Local Application of Growth Hormone to Enhance Osseointegration in Osteoporotic Bones: A Morphometric and Densitometric Study

Elena Martin-Monge, PhD, DDS/Isabel F. Tresguerres, MD, PhD, DDS/Celia Clemente, MD, PhD, DDS/Jesús A.F. Tresguerres, MD, PhD


PMID: 28708907
DOI: 10.11607/jomi.5320

Purpose: The aim of this study was to assess the effect of local application of growth hormone on osseointegration of dental implants inserted in osteoporotic bones. Materials and Methods: Twenty female New Zealand rabbits were used in this study.

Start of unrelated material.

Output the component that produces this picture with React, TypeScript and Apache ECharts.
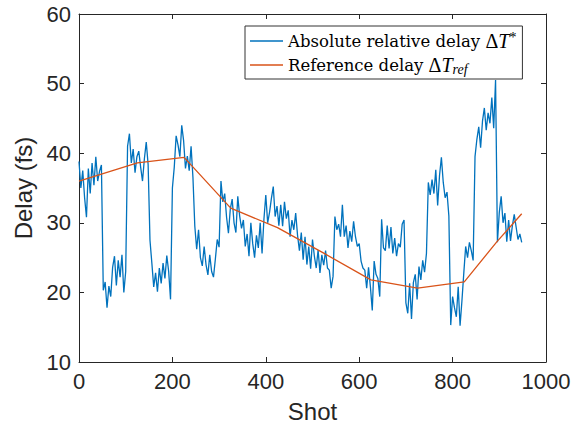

Ten were ovariectomized and fed a low-calcium diet for 6 weeks, and the others remained intact. A titanium implant was inserted into each tibia, in both groups. In half of the rabbits, 2 IU of growth hormone was placed into the ostectomy prior to the implant insertion. Two weeks after implant surgery, all animals were sacrificed. Tibiae were dissected from soft tissues, and included in methacrylate to be studied under light microscopy. Bone-to-implant contact (BIC) and bone mineral density (BMD) were measured by morphometric and densitometric analysis, respectively. Multifactorial analysis of variance (ANOVA) was used for statistical evaluation. P < .05 was considered to be significant. Results: Ovariectomy induced less BIC and BMD in regions closer to the implant compared with the control group. Local application of growth hormone was able to increase the BIC in the ovariectomized group, with statistically significant differences with respect to the control group (P < .01). Regarding the BMD, no statistically significant differences were found. Conclusion: Within the limitations of this experimental study, local application of 2 IU of recombinant human growth hormone at the moment of titanium implant insertion in rabbit tibiae significantly enhanced the BIC around titanium implants 15 days after the implantation in this experimental osteoporotic animal model, without affecting the BMD.